- **WHAT THE EXERCISE ASKS**: Leave out the pictures, then output the lines of the records below from the first through the one containing "(0,0) rectangle (454,398);".
— start of DATA TO PROCESS —
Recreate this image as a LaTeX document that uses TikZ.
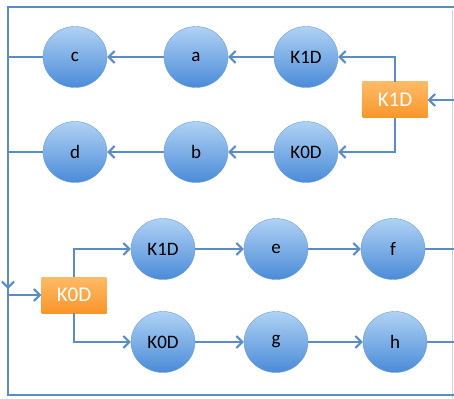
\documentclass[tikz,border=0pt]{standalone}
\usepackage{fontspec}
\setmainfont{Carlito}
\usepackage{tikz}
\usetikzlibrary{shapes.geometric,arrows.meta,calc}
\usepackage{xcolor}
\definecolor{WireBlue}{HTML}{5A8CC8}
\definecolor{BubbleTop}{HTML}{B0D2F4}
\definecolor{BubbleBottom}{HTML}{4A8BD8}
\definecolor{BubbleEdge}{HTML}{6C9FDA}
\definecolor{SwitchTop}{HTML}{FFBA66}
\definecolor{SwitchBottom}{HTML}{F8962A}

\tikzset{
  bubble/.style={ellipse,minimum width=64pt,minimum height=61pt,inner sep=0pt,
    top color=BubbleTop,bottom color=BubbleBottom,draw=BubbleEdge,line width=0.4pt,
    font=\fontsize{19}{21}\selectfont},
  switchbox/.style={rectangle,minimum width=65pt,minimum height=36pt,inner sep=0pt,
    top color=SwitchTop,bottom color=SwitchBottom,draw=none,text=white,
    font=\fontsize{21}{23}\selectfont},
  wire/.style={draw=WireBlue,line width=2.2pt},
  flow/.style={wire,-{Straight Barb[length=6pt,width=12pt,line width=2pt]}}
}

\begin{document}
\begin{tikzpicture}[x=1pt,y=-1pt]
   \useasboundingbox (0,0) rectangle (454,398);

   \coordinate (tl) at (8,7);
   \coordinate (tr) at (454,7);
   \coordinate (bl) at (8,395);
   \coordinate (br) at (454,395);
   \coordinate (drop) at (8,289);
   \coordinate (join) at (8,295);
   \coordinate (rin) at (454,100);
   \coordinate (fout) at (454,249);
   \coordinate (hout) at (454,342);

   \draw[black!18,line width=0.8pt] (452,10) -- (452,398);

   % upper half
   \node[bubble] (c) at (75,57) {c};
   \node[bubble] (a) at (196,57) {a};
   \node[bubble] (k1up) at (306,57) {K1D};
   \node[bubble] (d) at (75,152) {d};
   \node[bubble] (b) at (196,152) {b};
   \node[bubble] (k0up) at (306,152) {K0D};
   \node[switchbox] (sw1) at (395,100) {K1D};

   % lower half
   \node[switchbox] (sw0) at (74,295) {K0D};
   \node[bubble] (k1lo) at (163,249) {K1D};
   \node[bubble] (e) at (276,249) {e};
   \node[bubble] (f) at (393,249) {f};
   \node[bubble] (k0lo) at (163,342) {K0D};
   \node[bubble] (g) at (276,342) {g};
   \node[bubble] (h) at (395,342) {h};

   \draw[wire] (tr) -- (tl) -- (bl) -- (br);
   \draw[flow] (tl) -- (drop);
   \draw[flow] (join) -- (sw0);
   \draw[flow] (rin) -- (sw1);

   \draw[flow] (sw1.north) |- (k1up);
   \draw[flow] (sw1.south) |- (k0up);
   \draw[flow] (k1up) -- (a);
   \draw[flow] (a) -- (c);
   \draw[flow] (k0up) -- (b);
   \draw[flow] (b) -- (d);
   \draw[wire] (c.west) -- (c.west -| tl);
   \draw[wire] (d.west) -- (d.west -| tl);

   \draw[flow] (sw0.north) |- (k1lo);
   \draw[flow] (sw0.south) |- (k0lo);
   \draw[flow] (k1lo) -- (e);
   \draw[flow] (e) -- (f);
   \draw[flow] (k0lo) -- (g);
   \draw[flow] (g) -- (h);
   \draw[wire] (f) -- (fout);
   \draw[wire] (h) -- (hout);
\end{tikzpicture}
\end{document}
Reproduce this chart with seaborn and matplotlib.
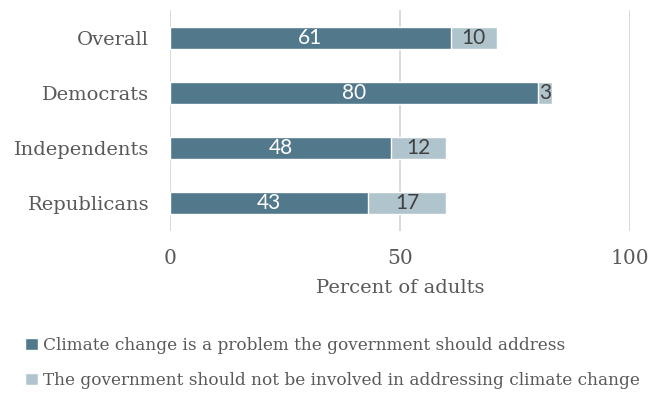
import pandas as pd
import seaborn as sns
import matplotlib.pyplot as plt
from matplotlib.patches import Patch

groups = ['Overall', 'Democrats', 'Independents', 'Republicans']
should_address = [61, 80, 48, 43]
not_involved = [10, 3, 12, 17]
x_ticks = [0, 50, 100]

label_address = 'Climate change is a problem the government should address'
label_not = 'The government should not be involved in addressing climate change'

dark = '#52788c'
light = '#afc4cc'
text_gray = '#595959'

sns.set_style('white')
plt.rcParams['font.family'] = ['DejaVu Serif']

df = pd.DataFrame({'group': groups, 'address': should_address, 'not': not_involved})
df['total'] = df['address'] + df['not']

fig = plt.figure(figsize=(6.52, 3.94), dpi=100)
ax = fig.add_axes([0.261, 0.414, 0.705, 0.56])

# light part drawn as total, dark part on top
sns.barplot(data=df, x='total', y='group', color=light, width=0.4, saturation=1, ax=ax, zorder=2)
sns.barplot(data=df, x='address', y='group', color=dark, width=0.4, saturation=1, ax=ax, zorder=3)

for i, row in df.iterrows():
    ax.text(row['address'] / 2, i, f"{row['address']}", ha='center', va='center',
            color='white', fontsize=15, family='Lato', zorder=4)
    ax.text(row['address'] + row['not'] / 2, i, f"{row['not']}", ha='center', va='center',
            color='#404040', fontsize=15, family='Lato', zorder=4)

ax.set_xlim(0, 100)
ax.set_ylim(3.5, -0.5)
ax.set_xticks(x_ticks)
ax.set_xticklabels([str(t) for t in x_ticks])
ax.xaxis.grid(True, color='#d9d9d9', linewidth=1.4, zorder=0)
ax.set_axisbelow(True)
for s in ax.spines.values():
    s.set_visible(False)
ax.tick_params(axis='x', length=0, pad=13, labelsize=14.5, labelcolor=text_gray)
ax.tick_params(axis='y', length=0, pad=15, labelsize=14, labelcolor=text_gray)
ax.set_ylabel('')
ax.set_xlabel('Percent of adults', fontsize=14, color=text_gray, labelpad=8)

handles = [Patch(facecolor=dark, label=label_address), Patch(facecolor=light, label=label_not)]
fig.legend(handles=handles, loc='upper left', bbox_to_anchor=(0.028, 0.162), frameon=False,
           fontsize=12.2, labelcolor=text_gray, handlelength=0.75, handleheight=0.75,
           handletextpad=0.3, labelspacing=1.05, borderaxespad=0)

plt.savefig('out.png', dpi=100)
— end of DATA TO PROCESS —
- **OUTPUT FOR THIS TASK**:
Recreate this image as a LaTeX document that uses TikZ.
\documentclass[tikz,border=0pt]{standalone}
\usepackage{fontspec}
\setmainfont{Carlito}
\usepackage{tikz}
\usetikzlibrary{shapes.geometric,arrows.meta,calc}
\usepackage{xcolor}
\definecolor{WireBlue}{HTML}{5A8CC8}
\definecolor{BubbleTop}{HTML}{B0D2F4}
\definecolor{BubbleBottom}{HTML}{4A8BD8}
\definecolor{BubbleEdge}{HTML}{6C9FDA}
\definecolor{SwitchTop}{HTML}{FFBA66}
\definecolor{SwitchBottom}{HTML}{F8962A}

\tikzset{
  bubble/.style={ellipse,minimum width=64pt,minimum height=61pt,inner sep=0pt,
    top color=BubbleTop,bottom color=BubbleBottom,draw=BubbleEdge,line width=0.4pt,
    font=\fontsize{19}{21}\selectfont},
  switchbox/.style={rectangle,minimum width=65pt,minimum height=36pt,inner sep=0pt,
    top color=SwitchTop,bottom color=SwitchBottom,draw=none,text=white,
    font=\fontsize{21}{23}\selectfont},
  wire/.style={draw=WireBlue,line width=2.2pt},
  flow/.style={wire,-{Straight Barb[length=6pt,width=12pt,line width=2pt]}}
}

\begin{document}
\begin{tikzpicture}[x=1pt,y=-1pt]
   \useasboundingbox (0,0) rectangle (454,398);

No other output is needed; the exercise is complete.